- **Dataset excerpts**
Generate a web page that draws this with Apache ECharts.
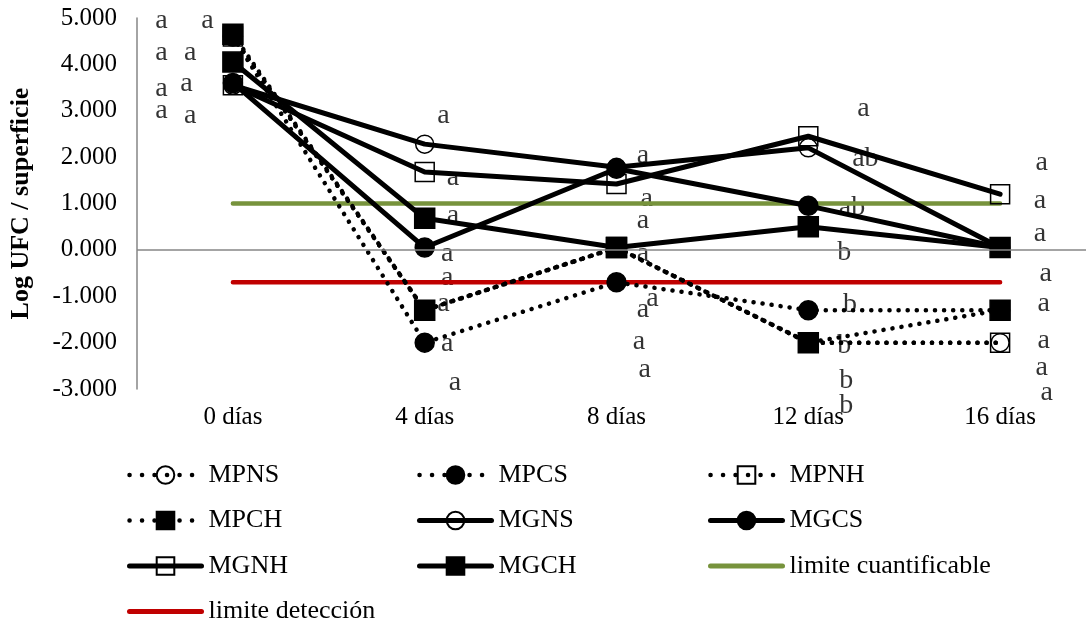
<!DOCTYPE html>
<html>
<head>
<meta charset="utf-8">
<script src="https://cdn.jsdelivr.net/npm/echarts@6/dist/echarts.min.js"></script>
<style>
  html, body { margin: 0; padding: 0; background: #fff; }
  #chart { width: 1086px; height: 625px; }
</style>
</head>
<body>
<div id="chart"></div>
<script>
// Sampling days
const days = ['0 días', '4 días', '8 días', '12 días', '16 días'];

// Log UFC / superficie per treatment
const MPNS = [4.60, -1.30, 0.05, -2.00, -2.00];
const MPCS = [4.60, -2.00, -0.70, -1.30, -1.30];
const MPNH = [4.60, -1.30, 0.05, -2.00, -2.00];
const MPCH = [4.65, -1.30, 0.05, -2.00, -1.30];
const MGNS = [3.55, 2.28, 1.78, 2.20, 0.05];
const MGCS = [3.60, 0.05, 1.75, 0.95, 0.05];
const MGNH = [3.55, 1.68, 1.42, 2.45, 1.20];
const MGCH = [4.05, 0.68, 0.05, 0.50, 0.05];

// Reference limits
const limiteCuantificable = [1, 1, 1, 1, 1];
const limiteDeteccion = [-0.7, -0.7, -0.7, -0.7, -0.7];

// Value axis range
const yMin = -3, yMax = 5, yStep = 1;

// Significance letters: [day index (fractional), log value, letter]
const letrasDia0 = [[-0.37, 4.94, 'a'], [-0.13, 4.94, 'a'], [-0.37, 4.25, 'a'], [-0.22, 4.25, 'a'],
                    [-0.37, 3.47, 'a'], [-0.24, 3.58, 'a'], [-0.37, 3.00, 'a'], [-0.22, 2.89, 'a']];
const letrasDia4 = [[1.10, 2.89, 'a'], [1.15, 1.55, 'a'], [1.15, 0.73, 'a'], [1.12, -0.09, 'a'],
                    [1.12, -0.60, 'a'], [1.10, -1.16, 'a'], [1.12, -2.03, 'a'], [1.16, -2.87, 'a']];
const letrasDia8 = [[2.14, 2.03, 'a'], [2.16, 1.10, 'a'], [2.14, 0.63, 'a'], [2.14, -0.09, 'a'],
                    [2.19, -1.06, 'a'], [2.14, -1.31, 'a'], [2.12, -2.00, 'a'], [2.15, -2.60, 'a']];
const letrasDia12 = [[3.29, 3.04, 'a'], [3.30, 1.96, 'ab'], [3.23, 0.90, 'ab'], [3.19, -0.06, 'b'],
                     [3.22, -1.20, 'b'], [3.19, -2.07, 'b'], [3.20, -2.82, 'b'], [3.20, -3.36, 'b']];
const letrasDia16 = [[4.22, 1.88, 'a'], [4.21, 1.06, 'a'], [4.21, 0.34, 'a'], [4.24, -0.52, 'a'],
                     [4.23, -1.16, 'a'], [4.23, -1.96, 'a'], [4.22, -2.56, 'a'], [4.245, -3.08, 'a']];

const FONT = 'Liberation Serif';
const HOLLOW = 'rgba(0,0,0,0)';
const DOTS = [0.1, 9];

function dotted(name, data, symbol, filled, size) {
  return {
    name, type: 'line', data, symbol, symbolSize: size,
    lineStyle: { color: '#000', width: 4.5, type: DOTS, cap: 'round' },
    itemStyle: { color: filled ? '#000' : HOLLOW, borderColor: '#000', borderWidth: 1.5 },
    emphasis: { disabled: true }
  };
}
function solid(name, data, symbol, filled, size) {
  return {
    name, type: 'line', data, symbol, symbolSize: size,
    lineStyle: { color: '#000', width: 5, cap: 'round', join: 'round' },
    itemStyle: { color: filled ? '#000' : HOLLOW, borderColor: '#000', borderWidth: 1.5 },
    emphasis: { disabled: true }
  };
}
function limit(name, data, color) {
  return {
    name, type: 'line', data, symbol: 'none', color,
    lineStyle: { color, width: 4.5, cap: 'round' },
    emphasis: { disabled: true }
  };
}

const letras = [].concat(letrasDia0, letrasDia4, letrasDia8, letrasDia12, letrasDia16);

// Legend entries: dotted ones get wider dot spacing, limits show only their line
const dotEntry = name => ({ name, lineStyle: { type: [0.1, 12.4], width: 4.5 } });
const plainLine = name => ({ name, itemStyle: { color: HOLLOW, borderColor: HOLLOW, borderWidth: 0 } });

const legendCommon = {
  orient: 'vertical', itemGap: 19.5, itemWidth: 72, itemHeight: 22, padding: 0, height: 200,
  lineStyle: { width: 5 },
  textStyle: { fontFamily: FONT, fontSize: 26, color: '#000', padding: [0, 0, 0, 2] },
  selectedMode: false
};

const chart = echarts.init(document.getElementById('chart'));
chart.setOption({
  animation: false,
  backgroundColor: '#fff',
  textStyle: { fontFamily: FONT },
  grid: { left: 137, right: -10, top: 18, bottom: 236, outerBoundsMode: 'none', containLabel: false },
  legend: [
    Object.assign({ left: 127, top: 462,
      data: [dotEntry('MPNS'), dotEntry('MPCH'), 'MGNH', plainLine('limite detección')] }, legendCommon),
    Object.assign({ left: 417, top: 462,
      data: [dotEntry('MPCS'), 'MGNS', 'MGCH'] }, legendCommon),
    Object.assign({ left: 708, top: 462,
      data: [dotEntry('MPNH'), 'MGCS', plainLine('limite cuantificable')] }, legendCommon)
  ],
  xAxis: [
    {
      type: 'category', data: days, boundaryGap: true,
      axisLine: { show: false }, axisTick: { show: false },
      axisLabel: { fontFamily: FONT, fontSize: 25, color: '#000', margin: 16 }
    },
    { type: 'value', min: -0.5, max: 4.5, show: false }
  ],
  yAxis: {
    type: 'value', min: yMin, max: yMax, interval: yStep,
    name: 'Log UFC / superficie', nameLocation: 'middle', nameGap: 103,
    nameTextStyle: { fontFamily: FONT, fontSize: 26, fontWeight: 'bold', color: '#000' },
    axisLine: { show: true, onZero: false, lineStyle: { color: '#868686', width: 1.5 } },
    axisTick: { show: false },
    splitLine: { show: false },
    axisLabel: { fontFamily: FONT, fontSize: 25, color: '#000', margin: 20,
                 formatter: v => v.toFixed(3) }
  },
  series: [
    Object.assign(limit('limite cuantificable', limiteCuantificable, '#77933C'), {
      markLine: {
        silent: true, symbol: 'none', label: { show: false },
        lineStyle: { color: '#868686', width: 1.5, type: 'solid' },
        data: [{ yAxis: 0 }]
      }
    }),
    limit('limite detección', limiteDeteccion, '#C00000'),
    dotted('MPNS', MPNS, 'circle', false, 18),
    dotted('MPCS', MPCS, 'circle', true, 19),
    dotted('MPNH', MPNH, 'rect', false, 19),
    dotted('MPCH', MPCH, 'rect', true, 20),
    solid('MGNS', MGNS, 'circle', false, 18),
    solid('MGCS', MGCS, 'circle', true, 19),
    solid('MGNH', MGNH, 'rect', false, 19),
    solid('MGCH', MGCH, 'rect', true, 20),
    {
      name: 'letras', type: 'scatter', xAxisIndex: 1, clip: false,
      data: letras, symbolSize: 1, itemStyle: { color: HOLLOW },
      emphasis: { disabled: true }, silent: true,
      label: { show: true, position: [0, 0], align: 'center', verticalAlign: 'middle',
               formatter: p => p.value[2], textBorderWidth: 0,
               fontFamily: FONT, fontSize: 28, color: '#000' }
    }
  ]
});
</script>
</body>
</html>
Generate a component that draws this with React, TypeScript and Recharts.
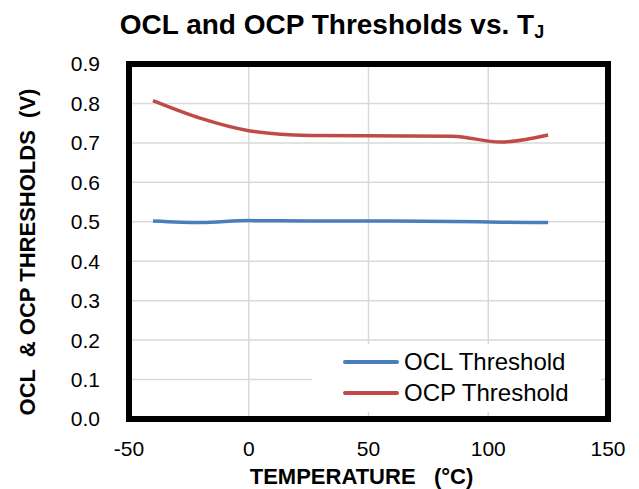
import {
  LineChart,
  Line,
  XAxis,
  YAxis,
  CartesianGrid,
  ReferenceArea,
  Legend,
  Label,
} from "recharts";

const FONT = '"Liberation Sans", Arial, sans-serif';

const temps = [-40, -20, 0, 25, 50, 85, 105, 125];
const oclThreshold = [0.502, 0.498, 0.503, 0.502, 0.502, 0.501, 0.499, 0.498];
const ocpThreshold = [0.807, 0.762, 0.731, 0.719, 0.718, 0.717, 0.702, 0.72];

const xTicks = [-50, 0, 50, 100, 150];
const yTicks = [0, 0.1, 0.2, 0.3, 0.4, 0.5, 0.6, 0.7, 0.8, 0.9];

const series = [
  { key: "ocl", name: "OCL Threshold", color: "#4A7EBB", values: oclThreshold },
  { key: "ocp", name: "OCP Threshold", color: "#BE4B48", values: ocpThreshold },
];

const data = temps.map((t, i) => {
  const row: Record<string, number> = { t };
  series.forEach((s) => {
    row[s.key] = s.values[i];
  });
  return row;
});

function XTitle({ viewBox }: any) {
  const cx = viewBox.x + viewBox.width / 2 - 7;
  return (
    <text
      x={cx}
      y={484}
      textAnchor="middle"
      fontFamily={FONT}
      fontWeight="bold"
      fontSize={22}
      fill="#000"
      style={{ whiteSpace: "pre" }}
    >
      {"TEMPERATURE   (°C)"}
    </text>
  );
}

function YTitle() {
  return (
    <text
      x={0}
      y={0}
      transform="translate(27 252) rotate(-90)"
      textAnchor="middle"
      dominantBaseline="central"
      fontFamily={FONT}
      fontWeight="bold"
      fontSize={22}
      fill="#000"
      style={{ whiteSpace: "pre" }}
    >
      {"OCL  & OCP THRESHOLDS  (V)"}
    </text>
  );
}

function LegendBox() {
  return (
    <div style={{ background: "#fff", width: "100%", height: "100%", paddingTop: 2 }}>
      {series.map((s) => (
        <div
          key={s.key}
          style={{ display: "flex", alignItems: "center", height: 31, fontFamily: FONT, fontSize: 24 }}
        >
          <svg width={70} height={10} style={{ flex: "none", marginLeft: 30 }}>
            <line x1={3} x2={55} y1={5} y2={5} stroke={s.color} strokeWidth={4} strokeLinecap="round" />
          </svg>
          <span style={{ color: "#000", marginLeft: -8 }}>{s.name}</span>
        </div>
      ))}
    </div>
  );
}

export default function App() {
  return (
    <div style={{ position: "absolute", left: 0, top: 0, width: 639, height: 489, background: "#fff" }}>
      <div
        style={{
          position: "absolute",
          left: 0,
          top: 9,
          width: 664,
          textAlign: "center",
          fontFamily: FONT,
          fontWeight: "bold",
          fontSize: 28,
          color: "#000",
          whiteSpace: "nowrap",
        }}
      >
        OCL and OCP Thresholds vs. T
        <span style={{ fontSize: 18, position: "relative", top: 4 }}>J</span>
      </div>
      <LineChart
        width={639}
        height={489}
        data={data}
        margin={{ top: 64, right: 31, left: 0, bottom: 0 }}
      >
        <CartesianGrid stroke="#D9D9D9" strokeWidth={1.5} />
        <XAxis
          type="number"
          dataKey="t"
          domain={[-50, 150]}
          ticks={xTicks}
          axisLine={false}
          tickLine={false}
          tickSize={0}
          tickMargin={22}
          height={70}
          tick={{ fill: "#000", fontSize: 21, fontFamily: FONT }}
        >
          <Label content={<XTitle />} />
        </XAxis>
        <YAxis
          type="number"
          domain={[0, 0.9]}
          ticks={yTicks}
          tickFormatter={(v: number) => v.toFixed(1)}
          axisLine={false}
          tickLine={false}
          tickSize={0}
          tickMargin={29}
          width={129}
          tick={{ fill: "#000", fontSize: 21, fontFamily: FONT }}
        >
          <Label content={<YTitle />} />
        </YAxis>
        {series.map((s) => (
          <Line
            key={s.key}
            type="monotone"
            dataKey={s.key}
            name={s.name}
            stroke={s.color}
            strokeWidth={3.5}
            dot={false}
            activeDot={false}
            isAnimationActive={false}
          />
        ))}
        <ReferenceArea
          x1={-50}
          x2={150}
          y1={0}
          y2={0.9}
          fill="none"
          stroke="#000"
          strokeWidth={6}
          ifOverflow="visible"
        />
        <Legend
          layout="vertical"
          align="center"
          verticalAlign="middle"
          content={<LegendBox />}
          wrapperStyle={{ left: 312, top: 344, width: 289, height: 66 }}
        />
      </LineChart>
    </div>
  );
}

- **Aim**
Only the lines from the start of the entries above to the line containing "const DOTS = [0.1, 9];" are to be given again, exactly and with both ends included; pictures are excluded.

- **Response**
Generate a web page that draws this with Apache ECharts.
<!DOCTYPE html>
<html>
<head>
<meta charset="utf-8">
<script src="https://cdn.jsdelivr.net/npm/echarts@6/dist/echarts.min.js"></script>
<style>
  html, body { margin: 0; padding: 0; background: #fff; }
  #chart { width: 1086px; height: 625px; }
</style>
</head>
<body>
<div id="chart"></div>
<script>
// Sampling days
const days = ['0 días', '4 días', '8 días', '12 días', '16 días'];

// Log UFC / superficie per treatment
const MPNS = [4.60, -1.30, 0.05, -2.00, -2.00];
const MPCS = [4.60, -2.00, -0.70, -1.30, -1.30];
const MPNH = [4.60, -1.30, 0.05, -2.00, -2.00];
const MPCH = [4.65, -1.30, 0.05, -2.00, -1.30];
const MGNS = [3.55, 2.28, 1.78, 2.20, 0.05];
const MGCS = [3.60, 0.05, 1.75, 0.95, 0.05];
const MGNH = [3.55, 1.68, 1.42, 2.45, 1.20];
const MGCH = [4.05, 0.68, 0.05, 0.50, 0.05];

// Reference limits
const limiteCuantificable = [1, 1, 1, 1, 1];
const limiteDeteccion = [-0.7, -0.7, -0.7, -0.7, -0.7];

// Value axis range
const yMin = -3, yMax = 5, yStep = 1;

// Significance letters: [day index (fractional), log value, letter]
const letrasDia0 = [[-0.37, 4.94, 'a'], [-0.13, 4.94, 'a'], [-0.37, 4.25, 'a'], [-0.22, 4.25, 'a'],
                    [-0.37, 3.47, 'a'], [-0.24, 3.58, 'a'], [-0.37, 3.00, 'a'], [-0.22, 2.89, 'a']];
const letrasDia4 = [[1.10, 2.89, 'a'], [1.15, 1.55, 'a'], [1.15, 0.73, 'a'], [1.12, -0.09, 'a'],
                    [1.12, -0.60, 'a'], [1.10, -1.16, 'a'], [1.12, -2.03, 'a'], [1.16, -2.87, 'a']];
const letrasDia8 = [[2.14, 2.03, 'a'], [2.16, 1.10, 'a'], [2.14, 0.63, 'a'], [2.14, -0.09, 'a'],
                    [2.19, -1.06, 'a'], [2.14, -1.31, 'a'], [2.12, -2.00, 'a'], [2.15, -2.60, 'a']];
const letrasDia12 = [[3.29, 3.04, 'a'], [3.30, 1.96, 'ab'], [3.23, 0.90, 'ab'], [3.19, -0.06, 'b'],
                     [3.22, -1.20, 'b'], [3.19, -2.07, 'b'], [3.20, -2.82, 'b'], [3.20, -3.36, 'b']];
const letrasDia16 = [[4.22, 1.88, 'a'], [4.21, 1.06, 'a'], [4.21, 0.34, 'a'], [4.24, -0.52, 'a'],
                     [4.23, -1.16, 'a'], [4.23, -1.96, 'a'], [4.22, -2.56, 'a'], [4.245, -3.08, 'a']];

const FONT = 'Liberation Serif';
const HOLLOW = 'rgba(0,0,0,0)';
const DOTS = [0.1, 9];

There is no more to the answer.